An individual example is a Black Belt in a martial art, which in genuine cases means an accumulation of practice, leading to physical, mental and spiritual progress and development. The old suggestion was 5 years practice give or take. The even older method was to start as a white belt and when you have practised a lot. Your belt will have turned black. As there is a link from martial techniques to tactics and strategies and lessons learned. Connections to further life is probably more common from martial arts than the classroom. To meet challenges, to develop, to compete all accumulate to life lessons about themselves, other people and the world.

When you have progressed beyond most people in something you will have leaned skills and gained knowledge that can be applied in other areas, so even if you change goals you can re-focus and you have an idea how to reach goals (not necessarily consciously). The disadvantage is of course as you know and can do more than most, they cannot understand you. They have not gone through what you have. Advanced skills cannot be taught by many people and actually the role is more of consultant and guide rather than sit down and explain.

So when someone has reached higher levels in their favoured area. First they have achieved something that could lead to a career depending what they have excelled at. They have also learned about how to excel at anything (e.g. hard work and what to work at) as the general ideas (principles/concepts) are the same for excelling at anything. At some point it would be good to widen their base of knowledge in case of change in it's many forms. Some people excel outside of education and work and it's mainly discounted in work and education, given a footnote or being supporting information on a CV, but often they have learned and have higher abilities than their boss, who may not even understand or even cannot (or will not) recognise. It is like the Arthur C Clarke statement that 'if an undeveloped people saw modern technology it would be indistinguishable from magic'.
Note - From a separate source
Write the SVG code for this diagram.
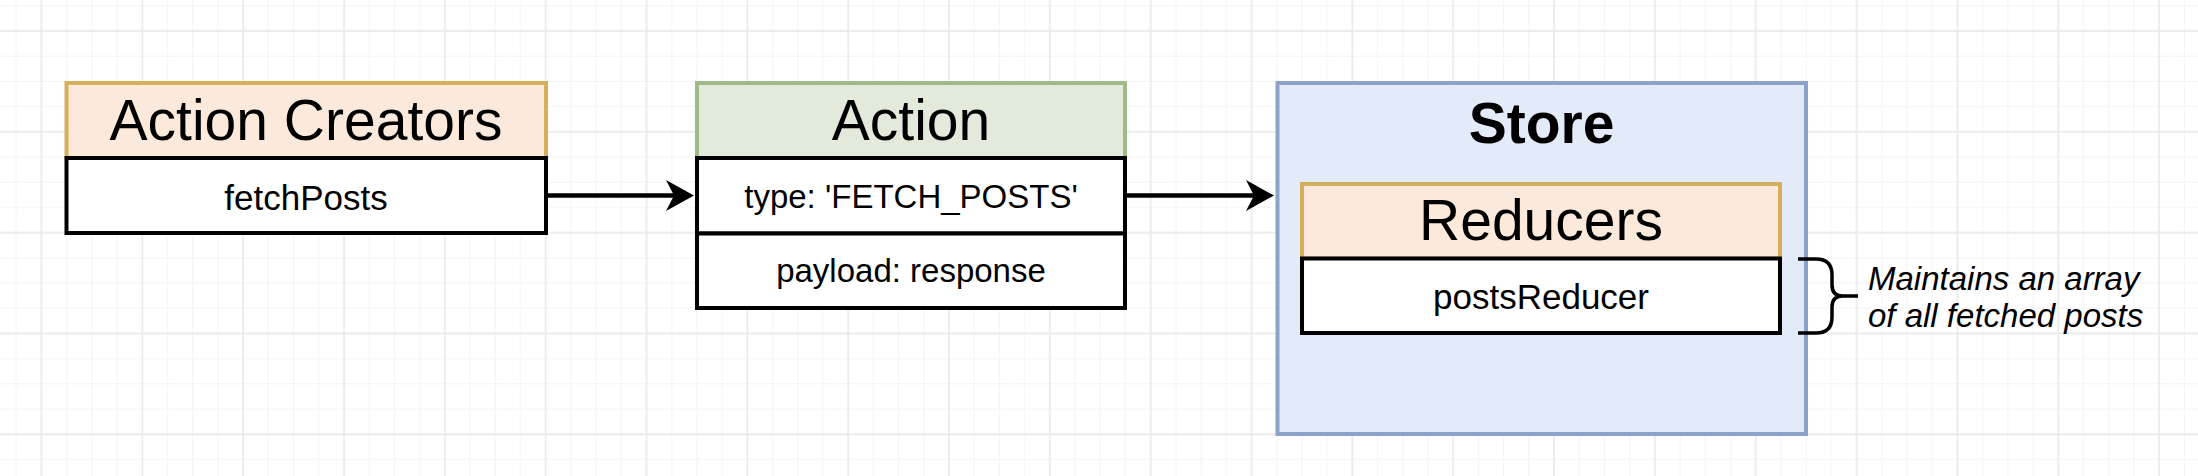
<svg xmlns="http://www.w3.org/2000/svg" width="2198" height="476" viewBox="0 0 2198 476">
  <defs>
    <pattern id="grid" patternUnits="userSpaceOnUse" x="-21.5" y="-32" width="100.84" height="100.84">
      <g stroke="#f3f3f3" stroke-width="1">
        <line x1="12.6" y1="0" x2="12.6" y2="100.84"/>
        <line x1="37.8" y1="0" x2="37.8" y2="100.84"/>
        <line x1="88.2" y1="0" x2="88.2" y2="100.84"/>
        <line x1="0" y1="12.6" x2="100.84" y2="12.6"/>
        <line x1="0" y1="37.8" x2="100.84" y2="37.8"/>
        <line x1="0" y1="88.2" x2="100.84" y2="88.2"/>
      </g>
      <g stroke="#e9e9e9" stroke-width="1.6">
        <line x1="63" y1="0" x2="63" y2="100.84"/>
        <line x1="0" y1="63" x2="100.84" y2="63"/>
      </g>
    </pattern>
    <marker id="arrow" markerUnits="userSpaceOnUse" markerWidth="34" markerHeight="36" viewBox="-16 -18 34 36" refX="0" refY="0" orient="auto">
      <path d="M14,0 L-14,-15.5 L-6,0 L-14,15.5 Z" fill="#000"/>
    </marker>
    <style>
      .hdr-orange { fill: #fbeadb; stroke: #d5b05c; stroke-width: 4; }
      .hdr-green { fill: #e2eadb; stroke: #9fba88; stroke-width: 4; }
      .row { fill: #ffffff; stroke: #000000; stroke-width: 4; }
      .store { fill: #e3eaf8; stroke: #8ca2c9; stroke-width: 4; }
      .title { font-family: "Liberation Sans", Arial, Helvetica, sans-serif; font-size: 57px; fill: #000; text-anchor: middle; }
      .bold { font-weight: bold; }
      .body { font-family: "Liberation Sans", Arial, Helvetica, sans-serif; font-size: 33px; fill: #000; text-anchor: middle; }
      .body-lg { font-size: 35px; }
      .note { font-family: "Liberation Sans", Arial, Helvetica, sans-serif; font-size: 33px; font-style: italic; fill: #000; }
      .conn { fill: none; stroke: #000; stroke-width: 4.5; }
      .brace { fill: none; stroke: #000; stroke-width: 3.5; stroke-linejoin: round; }
    </style>
  </defs>

  <rect x="0" y="0" width="2198" height="476" fill="#ffffff"/>
  <rect x="0" y="0" width="2198" height="476" fill="url(#grid)"/>

  <g id="action-creators">
    <rect class="hdr-orange" x="66.5" y="83" width="479.5" height="75"/>
    <text class="title" x="306" y="140">Action Creators</text>
    <rect class="row" x="66.5" y="158" width="479.5" height="75"/>
    <text class="body body-lg" x="306" y="210">fetchPosts</text>
  </g>

  <g id="action">
    <rect class="hdr-green" x="697" y="83" width="428" height="75"/>
    <text class="title" x="911" y="140">Action</text>
    <rect class="row" x="697" y="158" width="428" height="75.5"/>
    <text class="body" x="911" y="208">type: 'FETCH_POSTS'</text>
    <rect class="row" x="697" y="233.5" width="428" height="74.5"/>
    <text class="body" x="911" y="282">payload: response</text>
  </g>

  <g id="store">
    <rect class="store" x="1277.5" y="83" width="528.5" height="351"/>
    <text class="title bold" x="1541.5" y="143">Store</text>
  </g>

  <g id="reducers">
    <rect class="hdr-orange" x="1302" y="184" width="478" height="74.5"/>
    <text class="title" x="1541" y="240">Reducers</text>
    <rect class="row" x="1302" y="258.5" width="478" height="74.5"/>
    <text class="body body-lg" x="1541" y="309">postsReducer</text>
  </g>

  <g id="note">
    <path class="brace" d="M1798,259 H1816 Q1832,259 1832,275 V285 Q1832,296 1843,296 H1858 M1843,296 Q1832,296 1832,307 V317 Q1832,333 1816,333 H1798"/>
    <text class="note" x="1868" y="290">Maintains an array</text>
    <text class="note" x="1868" y="327">of all fetched posts</text>
  </g>

  <g id="connectors">
    <line class="conn" x1="546" y1="195.5" x2="680" y2="195.5" marker-end="url(#arrow)"/>
    <line class="conn" x1="1125" y1="195.5" x2="1260" y2="195.5" marker-end="url(#arrow)"/>
  </g>
</svg>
Better to help children to progress in their strong areas and then re-balance (consolidate) after progress has been made. Use skills, knowledge from progressed areas to help development in weaker areas. When you have a degree level then GCSE level qualifications are mostly irrelevant. Motivation (and confidence) is key for many learners who reap little from education as they don't fit the system, and the system does not adapt.

Sunday, 22 May 2016

Moving Towards Excellence (Learner)

Not only is excellence not a factor within state education it is often thwarted. It has benefits on its own just being excellent and even working towards excellence have powerful wider effects. A long term goal like excellence in any one thing includes a journey of discovery, perhaps if organised with lots of short term goals along the way. If you have an aim to be the best at something then there is plenty of information and guidance, alas outside of education to meeting this aim. This information is pretty old. Organising to facilitate progress to advanced levels of performance is quite well known. Not done, but known none the less. The simple source of this information is to see what successful or 'the best' have done. The similarities of hard work, perseverance (grit), reflection, focus and other factors are sometimes even obvious. Doing things that successful people do not do or the opposite is unlikely to lead to success. Charles Duhigg book covers these ideas.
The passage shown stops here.